Prominent conservative Christian leader Franklin Graham has, for instance, publicly asserted that being gay is a “sin, something to be repentant of, not something to be flaunted, praised or politicized.” Ironically, he’s stuck right by President Donald Trump even through revelations of all sorts of sin on his part, from adultery to lying and beyond.

Buttigieg has also previously faced protesters. Last month, demonstrators confronted him at a campaign event in Iowa shouting about the Biblical cities of Sodom and Gomorrah, which their religion claims were destroyed by God due to sins including daring to be something other than straight.

The mayor has also ended up in a back-and-forth with Vice President Mike Pence himself over his sexuality manifested publicly through means like his 2018 marriage to his now husband Chasten.
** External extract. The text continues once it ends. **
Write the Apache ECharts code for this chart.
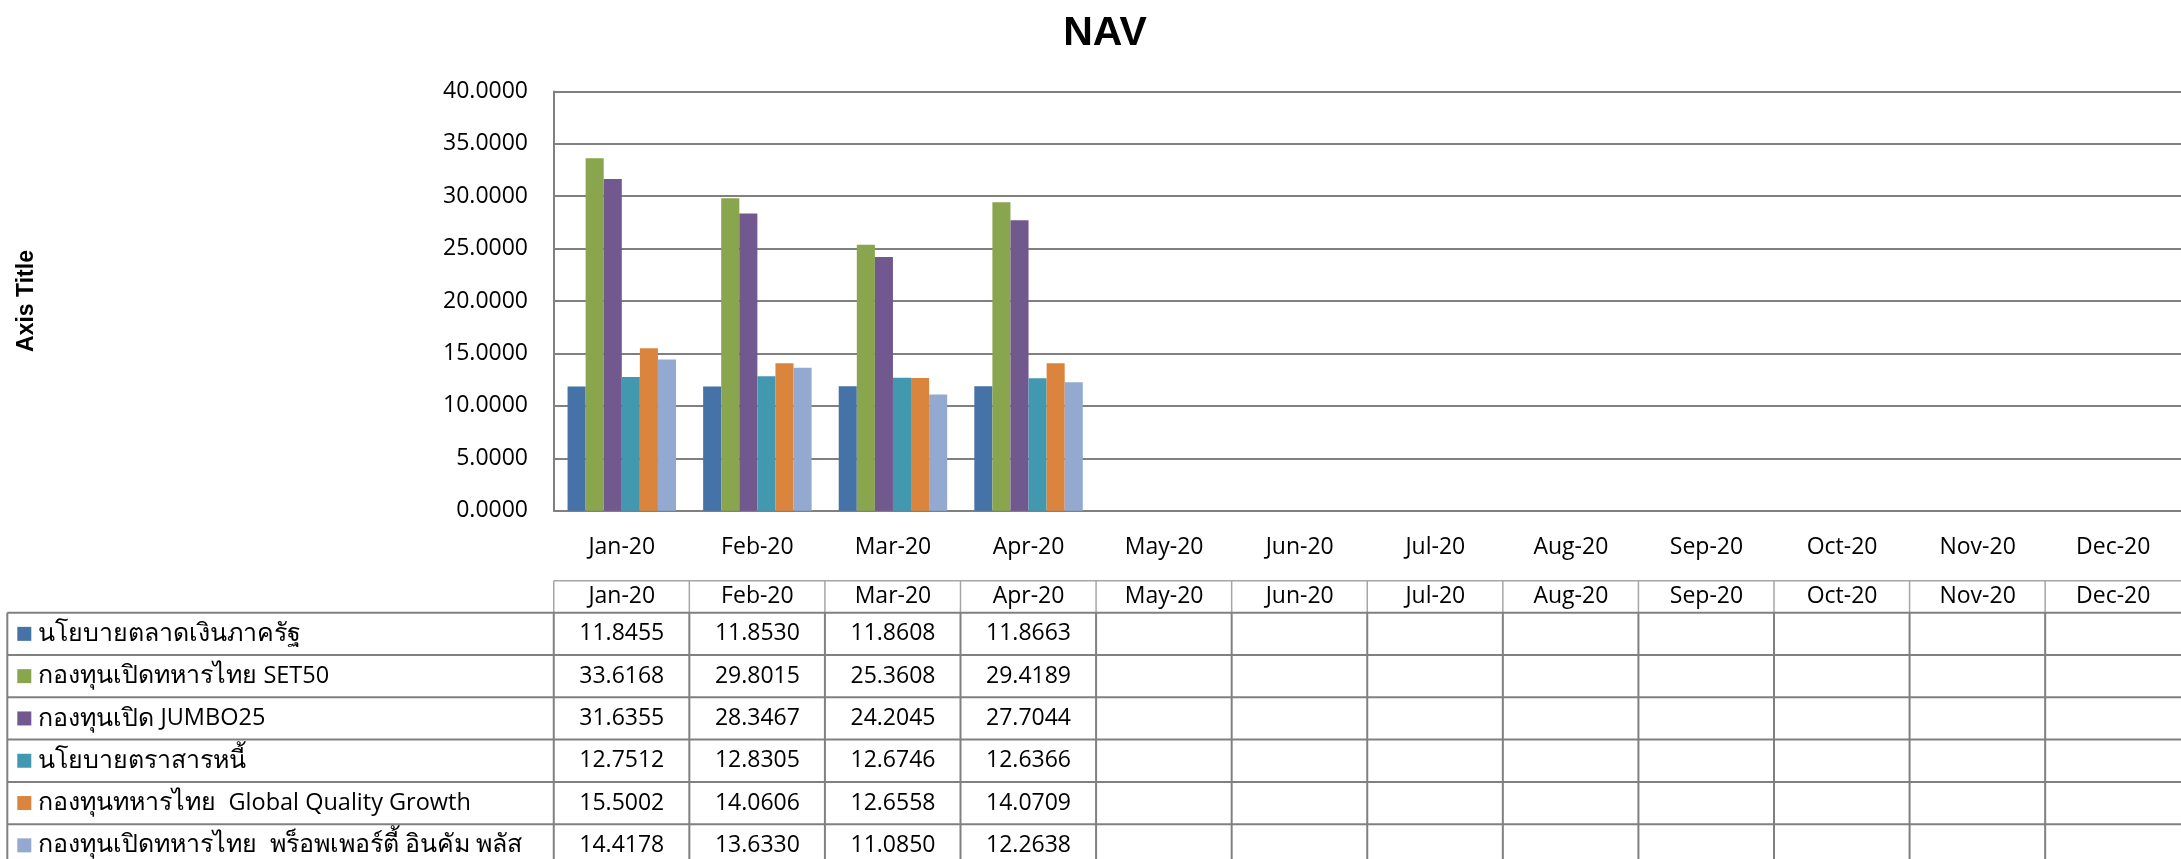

Buttigieg has singled the vice president out for criticism over his past hostility towards LGBTQ people, and Pence has responded by suggesting Buttigieg was just attacking him to gain political points — and not, notably, by saying that LGBTQ people should in fact face no discrimination of any kind anywhere. In a number of states across the country, laws prohibiting such practices are not on the books.

After the latest incident of hostility, Buttigieg garnered explicit support from fellow presidential candidate and former Congressman Beto O’Rourke, who was holding a rally at about the same time as the mayor’s event. O’Rourke shared on Twitter:

‘Texans don’t stand for this kind of homophobia and hatred. Mayor Pete, we are grateful you came to Texas and hope to see you and Chasten back again soon.’

Both candidates are in a roughly equal spot in the 2020 race. At present, in the RealClearPolitics average of relevant polling, the mayor has surged to fourth place in the Democratic presidential primary field, but he’s only a few percentage points ahead of O’Rourke. Buttigieg has about 8.3 percent of the support, while O’Rourke has about 5 percent.

Along with almost every other candidate, including the two others holding rallies in Texas this weekend, they’re operating under the shadow of the ascendant candidacy of former Vice President Joe Biden. Polling is giving him measures of support in the mid to high 30s, well ahead of any other contender.